Aidan Quinn

Desperately Seeking Susan (1985)

Desperately Seeking Susan (1985)

(In French, On Cable TV, July 2019) There are two reasons to watch Desperately Seeking Susan, and both involve a bit of time travel. The first is a look at mid-1980s Madonna, before she started exposing herself (in all senses of the word) as an in-your-face sex symbol. It turns out that naturalistic Madonna was an incredibly cute performer, and some of the best moments of the film revolve around her smashing through the other character’s suburban lives. The other reason to watch the film has something to do with director Susan Seidelman’s portrayal of the mid-1980s New York City bohemian subculture, living at night in between the big buildings of the city. Rosanna Arquette is nominally the film’s protagonist, but she gets overshadowed, by design, by flashier performers—including early turns from John Turturro, Laurie Metcalf, Aidan Quinn (as a Byronian hero) and Steven Wright. The plot is refreshingly indescribable, belonging to the “one-damn-thing-after-another” school of screenwriting where weirdness and strange encounters (and dropped subplots) aren’t necessarily flaws to be corrected. Desperately Seeking Susan is not quite your usual bored-housewife, free-spirit film and that’s to its advantage.

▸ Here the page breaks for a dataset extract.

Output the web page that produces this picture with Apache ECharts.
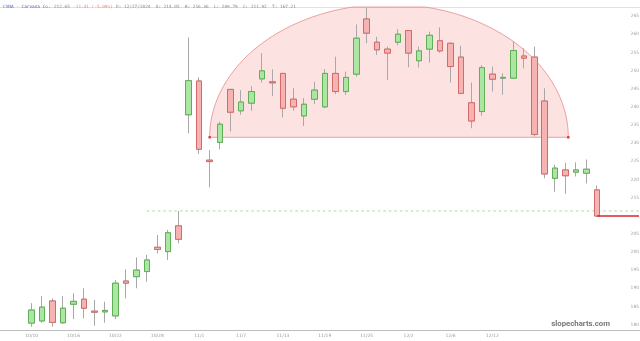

I only moderately liked it, but it’s certainly something else even today.

Benny & Joon (1993)

Benny & Joon (1993)

(In French, On Cable TV, May 2019) By now, I’ve seen enough movies about mental illness that I’ve grown immune to most of the usual ways the topic can be approached. But not every film about mental illness has to be a tear-jerky emotionally disturbing drama, and that may explain my tepid liking for Benny & Joon: While there is something to be said about its occasionally twee take on two non-neurotypical people finding love, it does dare to try something else. Much of the film rests on the very different performances from its lead actors, from Aidan Quinn’s quiet Benny to Mary Stuart Masterson as the schizophrenic Joon, but especially Johnny Depp’s impressive performance going through silent film-inspired comedy routines. The rest of the cast features many known actors even in small roles, from Julianne Moore (playing an ex-exploitation film actress), to Oliver Platt, C. C. H. Pounder, Dan Hedaya and William H. Macy. It can also rely on a charming small-town atmosphere, even when things aren’t going so well for our characters. Soundtrack fans should be aware that Benny & Joon does a lot of mileage to the very familiar tune of “500 Miles.”  After a bit of a romantic fantasy, the film eventually confronts the reality of living with a schizophrenic person, but in a way that ensures it will end well. Which, which optimistic, is not a bad message on which to end those kinds of movies.